Leaders trying to grow downtown Houston's residential capacity


It's been a problem in downtown Houston for decades; people work there but no one lives in it. It's unusual, especially for such a big city, so that's why the city started initiating a 380-Agreement. Now they're trying to make it even bigger.

The ability to bike or walk to work is the main reason Samaan Aziz chose to live downtown when he moved to Houston, but he was surprised by what he found.

"When I first moved here, it was a little interesting how this area wasn't developed. People work down here, but don't live down here," he said.
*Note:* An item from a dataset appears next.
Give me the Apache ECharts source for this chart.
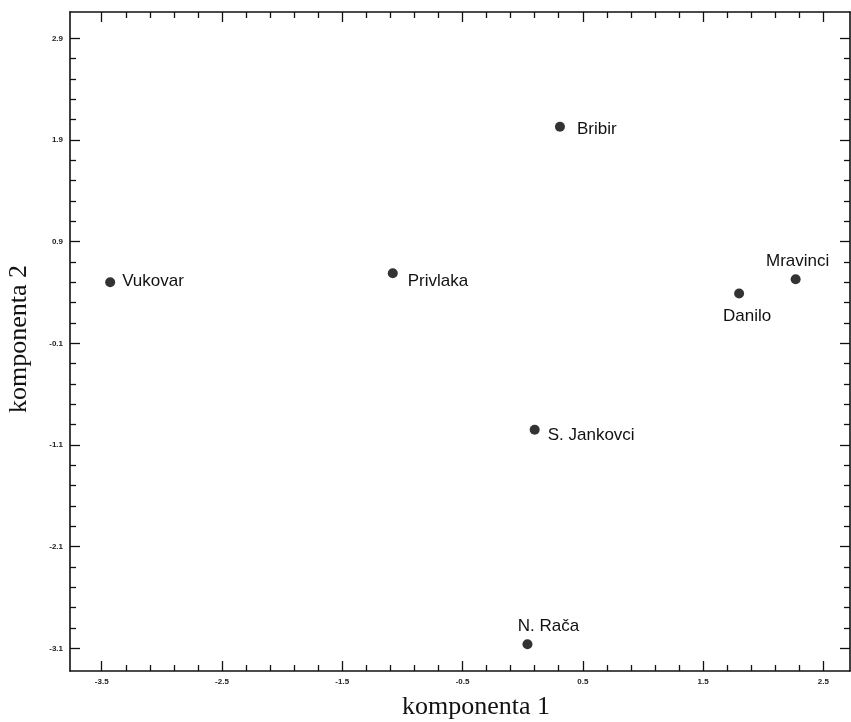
<!DOCTYPE html>
<html>
<head>
<meta charset="utf-8">
<script src="https://cdn.jsdelivr.net/npm/echarts@6/dist/echarts.min.js"></script>
<style>
html,body{margin:0;padding:0;background:#fff;}
#chart{width:851px;height:722px;}
</style>
</head>
<body>
<div id="chart"></div>
<script>
// ---- data ----
const names = ['Vukovar', 'Privlaka', 'Bribir', 'Mravinci', 'Danilo', 'S. Jankovci', 'N. Rača'];
const comp1 = [-3.43, -1.08, 0.31, 2.27, 1.80, 0.10, 0.04];
const comp2 = [0.50, 0.59, 2.03, 0.53, 0.39, -0.95, -3.06];
const xTicks = [-3.5, -2.5, -1.5, -0.5, 0.5, 1.5, 2.5];
const yTicks = [2.9, 1.9, 0.9, -0.1, -1.1, -2.1, -3.1];
const xTitle = 'komponenta 1';
const yTitle = 'komponenta 2';

// ---- layout ----
const xMin = -3.764, xMax = 2.722, yMin = -3.323, yMax = 3.159;
const labelCfg = {
  'Vukovar':     {position: 'right',  distance: 7,  offset: [0, -1]},
  'Privlaka':    {position: 'right',  distance: 10, offset: [0, 8]},
  'Bribir':      {position: 'right',  distance: 12, offset: [0, 3]},
  'Mravinci':    {position: 'top',    distance: 4,  offset: [2, 0]},
  'Danilo':      {position: 'bottom', distance: 9,  offset: [8, 0]},
  'S. Jankovci': {position: 'right',  distance: 8,  offset: [0, 6]},
  'N. Rača':     {position: 'top',    distance: 4,  offset: [21, 0]}
};

function minorOf(major, lo, hi) {
  const out = [];
  for (let i = 0; i < major.length; i++) {
    for (let k = 1; k < 5; k++) {
      const v = +(major[i] + 0.2 * k).toFixed(2);
      if (v > lo && v < hi && major.indexOf(v) < 0 && out.indexOf(v) < 0) out.push(v);
      const w = +(major[i] - 0.2 * k).toFixed(2);
      if (w > lo && w < hi && major.indexOf(w) < 0 && out.indexOf(w) < 0) out.push(w);
    }
  }
  return out;
}
const xMinor = minorOf(xTicks, xMin + 0.1, xMax - 0.1);
const yMinor = minorOf(yTicks, yMin + 0.1, yMax - 0.1);

const lineStyle = {color: '#111', width: 1.6};
function axis(dim, pos, ticks, len, showLine, showLabel) {
  return {
    type: 'value', position: pos, gridIndex: 0,
    min: dim === 'x' ? xMin : yMin, max: dim === 'x' ? xMax : yMax,
    splitLine: {show: false},
    axisLine: {show: showLine, onZero: false, lineStyle: lineStyle},
    axisTick: {show: true, inside: true, length: len, customValues: ticks, lineStyle: {color: '#111', width: 1.3}},
    axisLabel: {show: showLabel, customValues: ticks, margin: 7, fontSize: 8, fontWeight: 'bold',
      color: '#222', fontFamily: 'Liberation Sans', formatter: v => (+v).toFixed(1)}
  };
}

const chart = echarts.init(document.getElementById('chart'), null, {renderer: 'canvas'});
chart.setOption({
  backgroundColor: '#fff',
  animation: false,
  grid: {left: 70, right: 1, top: 12, bottom: 51, containLabel: false},
  xAxis: [
    axis('x', 'bottom', xTicks, 10, true, true),
    axis('x', 'bottom', xMinor, 6, false, false),
    axis('x', 'top', xTicks, 10, true, false),
    axis('x', 'top', xMinor, 6, false, false)
  ],
  yAxis: [
    axis('y', 'left', yTicks, 10, true, true),
    axis('y', 'left', yMinor, 6, false, false),
    axis('y', 'right', yTicks, 10, true, false),
    axis('y', 'right', yMinor, 6, false, false)
  ],
  series: [{
    type: 'scatter', xAxisIndex: 0, yAxisIndex: 0,
    symbol: 'circle', symbolSize: 10,
    itemStyle: {color: '#333', opacity: 1},
    label: {show: true, formatter: '{b}', fontSize: 17, color: '#111', fontFamily: 'Liberation Sans'},
    data: names.map((n, i) => ({name: n, value: [comp1[i], comp2[i]], label: labelCfg[n]}))
  }],
  graphic: [
    {type: 'text', left: 402, top: 694, style: {text: xTitle, font: '26px "Liberation Serif"', fill: '#111'}},
    {type: 'text', rotation: Math.PI / 2, x: 6, y: 413, style: {text: yTitle, font: '26px "Liberation Serif"', fill: '#111'}}
  ]
});
</script>
</body>
</html>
Two years ago, frustrated by the lack of residential growth, Houston's Downtown District and the city put together a 380-Agreement, giving developers who built specific types of residential units in downtown some tax incentives.

Since the agreement in mid-2012, around nine projects have begun in the area. Now supporters are ready to expand, adding the area west of Main Street to the existing 380-Agreement.

"Developers don't want to be alone. This is one of those things where I think it's helpful to have other competitive products in the market at the same time, so downtown will put itself on the map," Downtown District President Bob Eury said.

The area around Market Square has two potential residential high-rises, and SkyHouse along Main Street is already under construction. The idea being that if you attract more residents now, more retail will follow.

"The more people that live down here, the more stuff there will be to do," downtown Houston resident Tamara Cox said.

And Aziz is one resident eager for more neighbors.

"So you can live, work, and also go out here. I think that's starting to happen," he said.

City Council meets on Wednesday, and they're expected to vote on whether to approve this 380-Agreement.